Obama Shares Rouhani’s Challenge Selling Any Deal Reached
By Indira A.R. Lakshmanan
February 18, 2014
U.S. President Barack Obama and Iranian Supreme Leader Ayatollah Ali Khamenei have one thing in common: Both have voiced doubts that the talks starting today in Vienna will produce a deal to curtail Iran’s nuclear program.
That’s only in part because negotiators need to hack through a thicket of technical and political issues to close the distance between the two sides’ opening positions. It’s also because some of the most important negotiations will be on the home fronts in Tehran and Washington.
Hardliners in Iran are pressing President Hassan Rouhani to reject dismantling any part of his country’s nuclear infrastructure. In the U.S. in a congressional election year, some lawmakers and lobbying groups — backed by American ally Israel — urge Obama to accept nothing less than elimination of virtually all Iranian nuclear activities, as well as intrusive inspections to ensure that the Islamic Republic can’t secretly develop a nuclear weapons capability.

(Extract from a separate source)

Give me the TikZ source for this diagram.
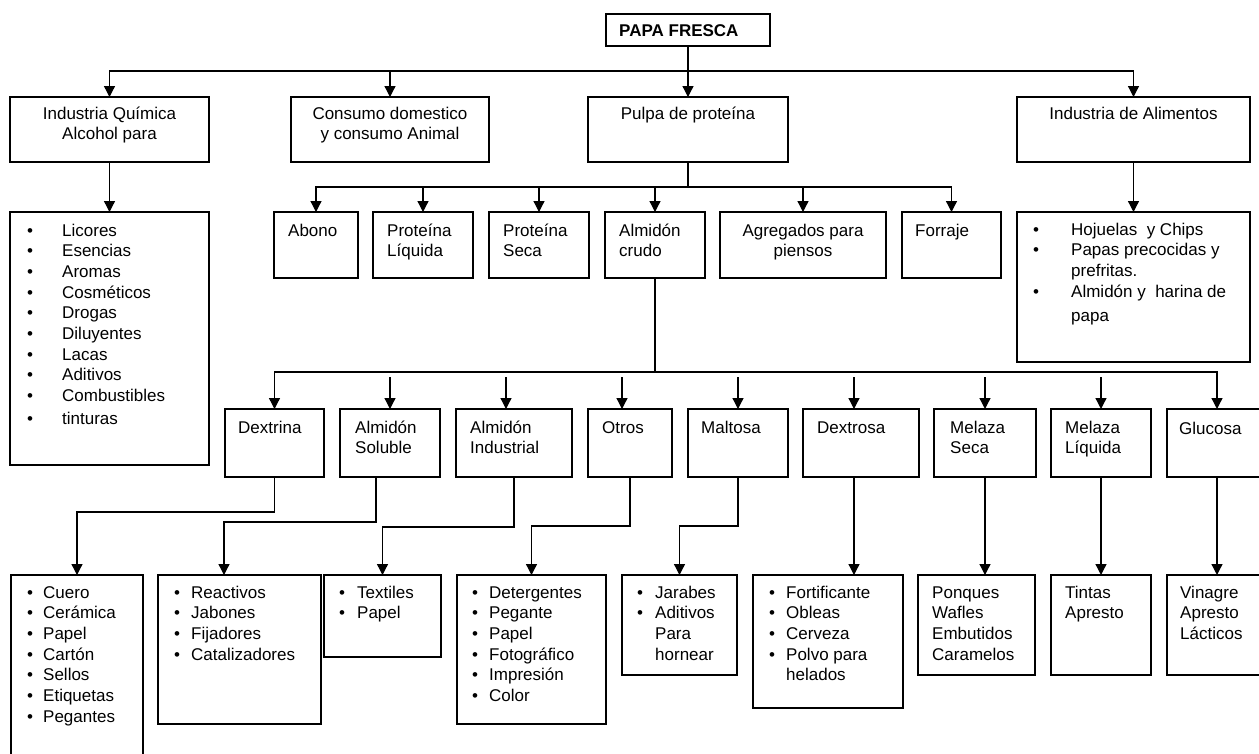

The Obama administration has ambitious objectives for curtailing Iran’s program, and that’s “not merely for show,” said Suzanne Maloney, an Iran specialist at the Brookings Institution, a Washington policy research organization. Given the pressure from Capitol Hill and Israel, sticking with a tough position is “what the traffic will bear in this town,” she said.
Obama has said publicly that the odds are no better than 50-50 that an interim accord now in effect will lead to a lasting agreement allowing Iran a limited nuclear enrichment program with sufficient safeguards to satisfy Israel, the U.S. and the world. Even so, Obama says diplomacy remains the best means to prevent Iran from acquiring a nuclear weapon.